Decide which matters more to you: convenience or atmosphere. If convenience wins, the standalone port does exactly its job — install it, put the headset on, play, no extra hardware. If atmosphere wins, the launch-version downgrades in lighting and textures should stop you from expecting PSVR2 or high-end PCVR parity, even after the 1.01 fixes.
Because this is action-horror rather than pure survival horror, the downgrade is easier to forgive than it would be in a slower, more oppressive title. Gunplay, objective routing, and forward momentum carry a lot. Pure dread does not survive a downgrade as well. Still on the fence? Our buy-now-or-wait breakdown walks through the wider decision.

Treat Meta Quest 3 as the “I want the campaign, not the showcase” version — and that is not an insult. You step into the facility as Zula Hendricks, work the locked-door progression and maintenance-route detours, and finish a proper Alien story with no rig to build around.
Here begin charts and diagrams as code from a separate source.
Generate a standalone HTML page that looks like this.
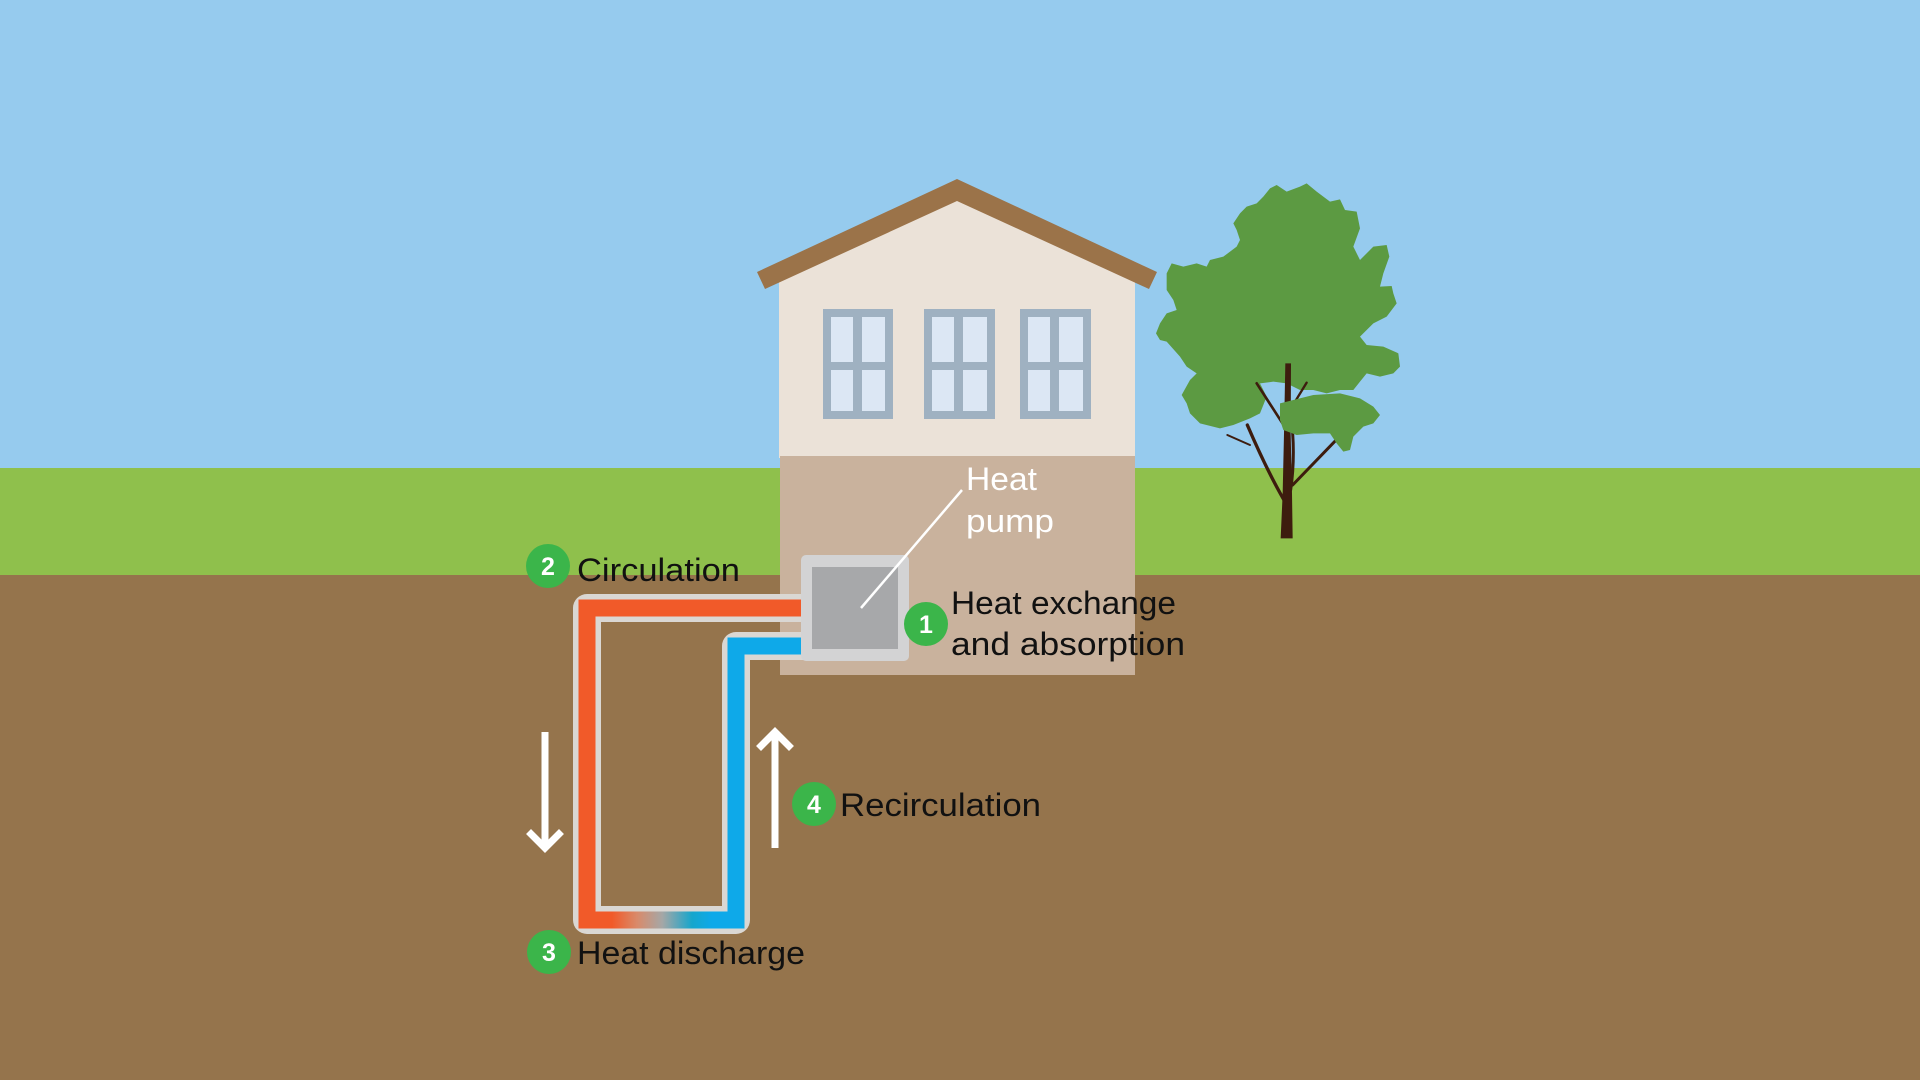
<!DOCTYPE html>
<html>
<head>
<meta charset="utf-8">
<style>
html,body{margin:0;padding:0;width:1920px;height:1080px;overflow:hidden;background:#96cbee;}
svg{display:block;}
text{font-family:"Liberation Sans",Arial,sans-serif;}
</style>
</head>
<body>
<svg width="1920" height="1080" viewBox="0 0 1920 1080" xmlns="http://www.w3.org/2000/svg">
  <defs>
    <linearGradient id="pg" x1="612" y1="0" x2="712" y2="0" gradientUnits="userSpaceOnUse">
      <stop offset="0" stop-color="#f15a29"/>
      <stop offset="0.25" stop-color="#d98a6a"/>
      <stop offset="0.5" stop-color="#a6a7a6"/>
      <stop offset="0.8" stop-color="#17a6cc"/>
      <stop offset="1" stop-color="#0ea9e9"/>
    </linearGradient>
  </defs>
  <!-- sky -->
  <rect x="0" y="0" width="1920" height="470" fill="#96cbee"/>
  <!-- grass -->
  <rect x="0" y="468" width="1920" height="108" fill="#8fc04c"/>
  <!-- ground -->
  <rect x="0" y="575" width="1920" height="505" fill="#95744c"/>

  <!-- tree canopy (coords from 3x zoom) -->
  <g transform="translate(1140,160) scale(0.33333)">
    <path fill="#5c9a42" d="M390,85 L410,75 L440,95 L480,80 L500,70 L530,95 L570,125 L600,118 L615,150 L650,155 L660,205 L640,260 L660,300 L700,260 L740,255 L748,290 L730,340 L720,380 L755,378 L760,400 L770,430 L740,470 L700,490 L660,530 L680,555 L730,560 L775,580 L780,620 L760,640 L720,650 L680,640 L660,665 L640,690 L600,690 L560,700 L520,690 L480,690 L440,670 L400,665 L360,670 L380,710 L360,760 L330,775 L280,795 L240,805 L180,790 L150,760 L140,730 L125,705 L150,660 L170,640 L140,620 L120,590 L80,545 L60,540 L48,520 L60,490 L80,460 L110,450 L100,420 L80,390 L80,340 L95,310 L130,320 L170,310 L200,320 L210,300 L250,290 L290,260 L300,240 L290,210 L280,190 L300,160 L320,140 L350,130 L370,110 Z"/>
    <!-- trunk and branches -->
    <g stroke="#3d1c0e" fill="none" stroke-linecap="round">
      <path d="M432,1020 Q380,930 322,795" stroke-width="10"/>
      <path d="M330,855 L262,825" stroke-width="6"/>
      <path d="M458,975 Q530,900 598,830" stroke-width="9"/>
      <path d="M434,800 L350,670" stroke-width="8"/>
      <path d="M462,730 L500,668" stroke-width="7"/>
      <path d="M452,990 Q468,880 452,760" stroke-width="9"/>
    </g>
    <polygon fill="#3d1c0e" points="422,1135 458,1135 456,1000 452,820 453,610 436,610 432,820 428,1000"/>
    <!-- lower right lobe -->
    <path fill="#5c9a42" d="M420,730 L460,720 L520,705 L600,700 L660,715 L700,740 L720,765 L700,790 L670,800 L640,830 L630,870 L610,875 L590,850 L570,820 L520,820 L470,825 L430,810 L420,780 Z"/>
  </g>

  <!-- house wall -->
  <polygon fill="#ebe2d8" points="779,458 779,275 957,192 1135,275 1135,458"/>
  <!-- roof -->
  <polygon fill="#9b7349" points="757,272 957,179 1157,272 1149,289 957,201 765,289"/>
  <!-- windows -->
  <g>
    <rect x="823" y="309" width="70" height="110" fill="#9fb1c1"/>
    <rect x="831" y="317" width="22" height="45" fill="#dce7f4"/>
    <rect x="862" y="317" width="23" height="45" fill="#dce7f4"/>
    <rect x="831" y="370" width="22" height="41" fill="#dce7f4"/>
    <rect x="862" y="370" width="23" height="41" fill="#dce7f4"/>

    <rect x="924" y="309" width="71" height="110" fill="#9fb1c1"/>
    <rect x="932" y="317" width="22" height="45" fill="#dce7f4"/>
    <rect x="963" y="317" width="24" height="45" fill="#dce7f4"/>
    <rect x="932" y="370" width="22" height="41" fill="#dce7f4"/>
    <rect x="963" y="370" width="24" height="41" fill="#dce7f4"/>

    <rect x="1020" y="309" width="71" height="110" fill="#9fb1c1"/>
    <rect x="1028" y="317" width="22" height="45" fill="#dce7f4"/>
    <rect x="1059" y="317" width="24" height="45" fill="#dce7f4"/>
    <rect x="1028" y="370" width="22" height="41" fill="#dce7f4"/>
    <rect x="1059" y="370" width="24" height="41" fill="#dce7f4"/>
  </g>
  <!-- basement -->
  <rect x="780" y="456" width="355" height="219" fill="#c9b29d"/>

  <!-- pipes -->
  <path d="M805,608 H587 V920 H736 V646 H805" fill="none" stroke="#dad7d3" stroke-width="28" stroke-linejoin="round"/>
  <path d="M700,920 H736 V646 H805" fill="none" stroke="#0ea9e9" stroke-width="17" stroke-linejoin="miter"/>
  <path d="M805,608 H587 V920 H640" fill="none" stroke="#f15a29" stroke-width="17" stroke-linejoin="miter"/>
  <rect x="612" y="911.5" width="104" height="17" fill="url(#pg)"/>

  <!-- heat pump box -->
  <rect x="801" y="555" width="108" height="106" rx="5" fill="#d3d3d4"/>
  <rect x="812" y="567" width="86" height="82" fill="#a7a8aa"/>
  <!-- leader line -->
  <line x1="962" y1="490" x2="861" y2="608" stroke="#ffffff" stroke-width="2.5"/>

  <!-- arrows -->
  <g stroke="#ffffff" stroke-width="7" fill="none">
    <line x1="545" y1="732" x2="545" y2="846"/>
    <polyline points="531,834 545,848 559,834" stroke-linecap="square"/>
    <line x1="775" y1="848" x2="775" y2="734"/>
    <polyline points="761,746 775,732 789,746" stroke-linecap="square"/>
  </g>

  <!-- number circles -->
  <g fill="#3bb54a">
    <circle cx="548" cy="566" r="22"/>
    <circle cx="926" cy="624" r="22"/>
    <circle cx="814" cy="804" r="22"/>
    <circle cx="549" cy="952" r="22"/>
  </g>
  <g fill="#ffffff" font-weight="bold" font-size="25" text-anchor="middle">
    <text x="548" y="575">2</text>
    <text x="926" y="633">1</text>
    <text x="814" y="813">4</text>
    <text x="549" y="961">3</text>
  </g>

  <!-- labels -->
  <g fill="#111111" font-size="32">
    <text x="577" y="581" textLength="163" lengthAdjust="spacingAndGlyphs">Circulation</text>
    <text x="951" y="614" textLength="225" lengthAdjust="spacingAndGlyphs">Heat exchange</text>
    <text x="951" y="655" textLength="234" lengthAdjust="spacingAndGlyphs">and absorption</text>
    <text x="840" y="816" textLength="201" lengthAdjust="spacingAndGlyphs">Recirculation</text>
    <text x="577" y="964" textLength="228" lengthAdjust="spacingAndGlyphs">Heat discharge</text>
  </g>
  <g fill="#ffffff" font-size="32">
    <text x="966" y="490" textLength="71" lengthAdjust="spacingAndGlyphs">Heat</text>
    <text x="966" y="532" textLength="88" lengthAdjust="spacingAndGlyphs">pump</text>
  </g>
</svg>
</body>
</html>
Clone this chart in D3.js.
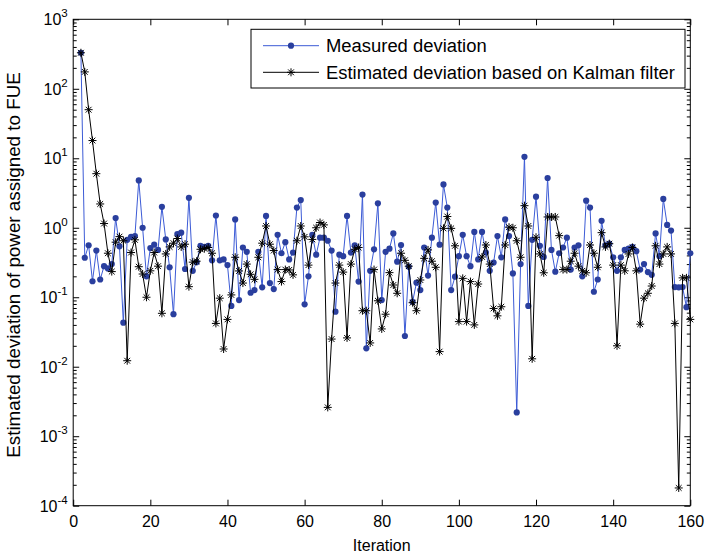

It runs the same on Quest 3 and 3S, it improved after the 1.01 patch, and it is the obvious pick if you have no other VR hardware in the house. If you own PSVR2 or a strong PCVR machine, those platforms win on image quality and atmosphere. For a side-by-side of every release, read our VR guide to platforms and performance. Buy Quest 3 for wireless access and content — not for visual parity.